On the other hand, if more custom window companies followed testing procedures similar to that of Hope’s Windows, there would be a dramatic drop in weather-related damages from field failures that would have been caught in the testing lab.

The Case for Stricter Compliance 

Better codes and enforcement of such codes will speed recovery after an extreme weather event, cause less disruption to residents and businesses, ease pressure on insurance companies, and reduce disaster relief assistance.

Coming into compliance with existing codes, in many cases, will mean using strong steel windows and doors that have gone through rigorous structural testing and will not fail in the event of high wind and water pressure. Building codes are meant to be the minimum acceptable standard used to regulate design, construction, and maintenance of buildings. Going “above code” will protect the properties and human lives.

Just five states have very high building code ratings for storm resistance: Florida, Virginia, New Jersey, South Carolina, and Connecticut. Localities with loosened codes see more costly losses, as was the case in Texas in the aftermath of Hurricane Harvey.

In our recent Eneref Report, Enforcing Mandatory Robust Building Codes for Steel Windows, the Eneref Institute calls for stronger enforcement of mandatory building codes and “above-code” construction to ensure windows and doors are properly tested for extreme weather conditions. The report examines the benefit-cost ratio of code compliance enforcement and above-code construction for windows and doors, highlighting the integrity of steel windows that have undergone testing.

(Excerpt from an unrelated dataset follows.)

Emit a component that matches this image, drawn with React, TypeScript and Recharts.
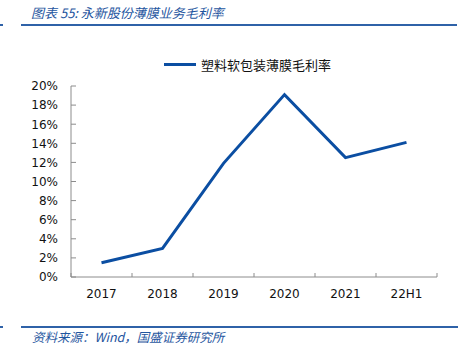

No matter how complex or challenging a building code, there is a solution, and window companies need to meet these engineering challenges head-on. Our research established that Hope’s has a history of developing products to overcome environmental challenges, and then testing them rigorously, which has put them far ahead of other manufacturers in this category. More companies would do well to adopt this approach to meet the ongoing challenges of today’s weather environment.

Eneref Institute’s Code for Climate campaign is a call for stronger enforcement of mandatory existing codes and above-code construction. Using strong steel windows will reduce costly policy claims for many property and casualty insurance companies.

Looking Ahead

In the face of continually intensifying extreme weather events due to global warming, it is important to more strictly enforce building codes and build above code. Using rigorously tested products in order to come into compliance or extend beyond existing code will prevent damage from climate change. The better products will also offer life-safety benefits to residents and businesses, as well as cost- saving benefits to insurance companies.